# Supplied information
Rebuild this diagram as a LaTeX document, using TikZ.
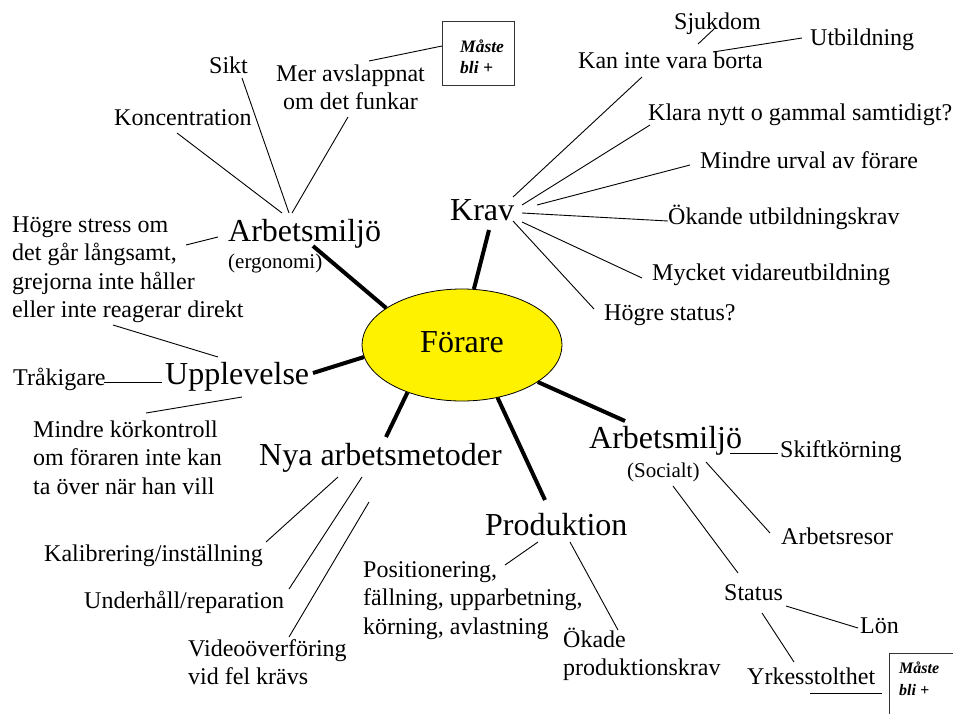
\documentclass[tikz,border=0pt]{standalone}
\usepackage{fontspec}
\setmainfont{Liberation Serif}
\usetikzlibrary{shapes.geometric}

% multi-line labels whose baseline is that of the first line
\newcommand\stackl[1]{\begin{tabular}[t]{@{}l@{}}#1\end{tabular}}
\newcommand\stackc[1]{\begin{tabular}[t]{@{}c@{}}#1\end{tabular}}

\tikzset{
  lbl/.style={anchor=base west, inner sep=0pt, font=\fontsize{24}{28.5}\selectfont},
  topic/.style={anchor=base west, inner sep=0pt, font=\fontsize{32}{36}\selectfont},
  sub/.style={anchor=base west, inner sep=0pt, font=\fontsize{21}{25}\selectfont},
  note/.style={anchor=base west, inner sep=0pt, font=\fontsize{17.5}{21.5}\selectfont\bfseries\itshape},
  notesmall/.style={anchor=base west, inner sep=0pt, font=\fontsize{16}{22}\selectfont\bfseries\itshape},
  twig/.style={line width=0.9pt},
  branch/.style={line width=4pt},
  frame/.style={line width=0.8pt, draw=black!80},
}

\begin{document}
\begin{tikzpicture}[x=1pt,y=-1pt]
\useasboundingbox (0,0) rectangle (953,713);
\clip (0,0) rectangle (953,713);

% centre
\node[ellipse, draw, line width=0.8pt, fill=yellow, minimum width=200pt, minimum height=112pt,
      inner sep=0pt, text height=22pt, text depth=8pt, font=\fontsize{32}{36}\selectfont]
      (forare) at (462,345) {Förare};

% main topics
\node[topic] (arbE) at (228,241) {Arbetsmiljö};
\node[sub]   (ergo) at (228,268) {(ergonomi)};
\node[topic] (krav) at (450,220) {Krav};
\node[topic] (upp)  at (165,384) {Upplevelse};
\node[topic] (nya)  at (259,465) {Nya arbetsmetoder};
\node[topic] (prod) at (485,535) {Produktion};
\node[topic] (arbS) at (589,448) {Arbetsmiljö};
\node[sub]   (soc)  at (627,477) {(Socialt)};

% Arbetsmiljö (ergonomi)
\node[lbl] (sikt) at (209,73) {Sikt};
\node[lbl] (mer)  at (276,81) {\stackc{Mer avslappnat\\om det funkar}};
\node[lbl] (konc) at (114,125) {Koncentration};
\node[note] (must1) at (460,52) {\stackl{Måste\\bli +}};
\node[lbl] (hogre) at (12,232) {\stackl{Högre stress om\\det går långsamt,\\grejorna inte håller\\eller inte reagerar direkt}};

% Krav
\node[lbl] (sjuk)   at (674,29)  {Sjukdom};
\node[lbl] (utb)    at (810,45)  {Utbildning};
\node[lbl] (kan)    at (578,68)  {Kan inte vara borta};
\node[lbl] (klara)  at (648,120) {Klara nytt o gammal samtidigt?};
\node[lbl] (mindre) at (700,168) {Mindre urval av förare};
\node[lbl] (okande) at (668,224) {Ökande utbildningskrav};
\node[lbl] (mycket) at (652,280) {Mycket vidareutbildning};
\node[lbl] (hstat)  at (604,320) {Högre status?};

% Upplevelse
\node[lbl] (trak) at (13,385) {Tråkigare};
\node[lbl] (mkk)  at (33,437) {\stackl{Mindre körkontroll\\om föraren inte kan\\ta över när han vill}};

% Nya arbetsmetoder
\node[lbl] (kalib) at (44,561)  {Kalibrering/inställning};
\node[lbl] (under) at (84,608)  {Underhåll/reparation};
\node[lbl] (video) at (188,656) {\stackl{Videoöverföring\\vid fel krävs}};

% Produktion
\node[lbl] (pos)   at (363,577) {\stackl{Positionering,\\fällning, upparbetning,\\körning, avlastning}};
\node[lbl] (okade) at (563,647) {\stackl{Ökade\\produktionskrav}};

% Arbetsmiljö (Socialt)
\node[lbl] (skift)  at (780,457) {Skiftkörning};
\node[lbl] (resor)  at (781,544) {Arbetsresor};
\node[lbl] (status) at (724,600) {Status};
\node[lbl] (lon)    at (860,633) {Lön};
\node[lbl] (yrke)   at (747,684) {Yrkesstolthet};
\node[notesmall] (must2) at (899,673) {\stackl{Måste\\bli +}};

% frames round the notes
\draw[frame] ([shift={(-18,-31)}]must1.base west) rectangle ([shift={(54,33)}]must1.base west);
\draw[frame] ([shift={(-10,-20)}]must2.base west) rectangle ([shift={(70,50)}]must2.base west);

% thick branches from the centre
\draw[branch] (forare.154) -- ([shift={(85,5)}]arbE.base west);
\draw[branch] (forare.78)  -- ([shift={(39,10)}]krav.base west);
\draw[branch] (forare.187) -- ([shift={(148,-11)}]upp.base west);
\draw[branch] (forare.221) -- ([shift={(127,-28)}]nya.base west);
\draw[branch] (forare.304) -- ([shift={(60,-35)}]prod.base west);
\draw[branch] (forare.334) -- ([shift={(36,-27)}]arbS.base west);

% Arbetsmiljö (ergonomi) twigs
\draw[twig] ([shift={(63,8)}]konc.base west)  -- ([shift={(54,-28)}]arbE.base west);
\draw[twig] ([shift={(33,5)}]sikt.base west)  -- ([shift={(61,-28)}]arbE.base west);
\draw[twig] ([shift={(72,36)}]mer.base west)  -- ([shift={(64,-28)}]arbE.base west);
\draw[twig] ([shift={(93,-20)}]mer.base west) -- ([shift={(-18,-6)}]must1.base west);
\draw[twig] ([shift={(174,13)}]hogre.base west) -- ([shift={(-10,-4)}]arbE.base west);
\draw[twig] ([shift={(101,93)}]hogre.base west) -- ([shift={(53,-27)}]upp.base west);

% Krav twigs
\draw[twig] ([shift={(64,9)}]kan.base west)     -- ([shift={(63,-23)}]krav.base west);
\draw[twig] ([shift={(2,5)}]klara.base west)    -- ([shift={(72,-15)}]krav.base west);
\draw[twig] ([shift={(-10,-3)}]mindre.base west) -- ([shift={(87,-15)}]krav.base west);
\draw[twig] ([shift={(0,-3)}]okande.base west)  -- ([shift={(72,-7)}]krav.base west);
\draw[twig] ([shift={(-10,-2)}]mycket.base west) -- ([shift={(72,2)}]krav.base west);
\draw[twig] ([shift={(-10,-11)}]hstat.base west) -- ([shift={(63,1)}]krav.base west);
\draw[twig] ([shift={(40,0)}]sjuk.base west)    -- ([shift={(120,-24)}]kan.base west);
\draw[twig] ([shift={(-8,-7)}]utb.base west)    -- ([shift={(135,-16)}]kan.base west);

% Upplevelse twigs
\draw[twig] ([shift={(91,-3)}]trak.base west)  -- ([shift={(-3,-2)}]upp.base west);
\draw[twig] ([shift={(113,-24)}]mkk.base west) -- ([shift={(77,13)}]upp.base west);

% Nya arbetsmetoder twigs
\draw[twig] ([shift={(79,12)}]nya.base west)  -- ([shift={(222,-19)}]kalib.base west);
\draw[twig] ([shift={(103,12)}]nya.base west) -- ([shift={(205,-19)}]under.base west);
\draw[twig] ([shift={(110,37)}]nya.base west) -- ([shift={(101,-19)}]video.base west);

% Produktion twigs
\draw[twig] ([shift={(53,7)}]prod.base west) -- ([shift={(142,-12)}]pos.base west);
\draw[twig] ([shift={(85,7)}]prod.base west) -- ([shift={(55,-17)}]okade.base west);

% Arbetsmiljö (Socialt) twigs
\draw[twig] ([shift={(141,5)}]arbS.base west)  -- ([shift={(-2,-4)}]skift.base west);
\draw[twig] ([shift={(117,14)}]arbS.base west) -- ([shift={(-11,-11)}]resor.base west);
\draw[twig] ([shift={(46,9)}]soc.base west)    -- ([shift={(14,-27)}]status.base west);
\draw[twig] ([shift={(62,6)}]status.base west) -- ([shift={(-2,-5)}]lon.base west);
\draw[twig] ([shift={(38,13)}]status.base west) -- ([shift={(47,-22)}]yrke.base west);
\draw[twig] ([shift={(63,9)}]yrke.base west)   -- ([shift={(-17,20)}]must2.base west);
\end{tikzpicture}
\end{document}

# Stated task
Please reproduce the listing exactly from its opening line through the line that contains "(forare) at (462,345)", both included, with all pictures omitted.

# Solved problem
Rebuild this diagram as a LaTeX document, using TikZ.
\documentclass[tikz,border=0pt]{standalone}
\usepackage{fontspec}
\setmainfont{Liberation Serif}
\usetikzlibrary{shapes.geometric}

% multi-line labels whose baseline is that of the first line
\newcommand\stackl[1]{\begin{tabular}[t]{@{}l@{}}#1\end{tabular}}
\newcommand\stackc[1]{\begin{tabular}[t]{@{}c@{}}#1\end{tabular}}

\tikzset{
  lbl/.style={anchor=base west, inner sep=0pt, font=\fontsize{24}{28.5}\selectfont},
  topic/.style={anchor=base west, inner sep=0pt, font=\fontsize{32}{36}\selectfont},
  sub/.style={anchor=base west, inner sep=0pt, font=\fontsize{21}{25}\selectfont},
  note/.style={anchor=base west, inner sep=0pt, font=\fontsize{17.5}{21.5}\selectfont\bfseries\itshape},
  notesmall/.style={anchor=base west, inner sep=0pt, font=\fontsize{16}{22}\selectfont\bfseries\itshape},
  twig/.style={line width=0.9pt},
  branch/.style={line width=4pt},
  frame/.style={line width=0.8pt, draw=black!80},
}

\begin{document}
\begin{tikzpicture}[x=1pt,y=-1pt]
\useasboundingbox (0,0) rectangle (953,713);
\clip (0,0) rectangle (953,713);

% centre
\node[ellipse, draw, line width=0.8pt, fill=yellow, minimum width=200pt, minimum height=112pt,
      inner sep=0pt, text height=22pt, text depth=8pt, font=\fontsize{32}{36}\selectfont]
      (forare) at (462,345) {Förare};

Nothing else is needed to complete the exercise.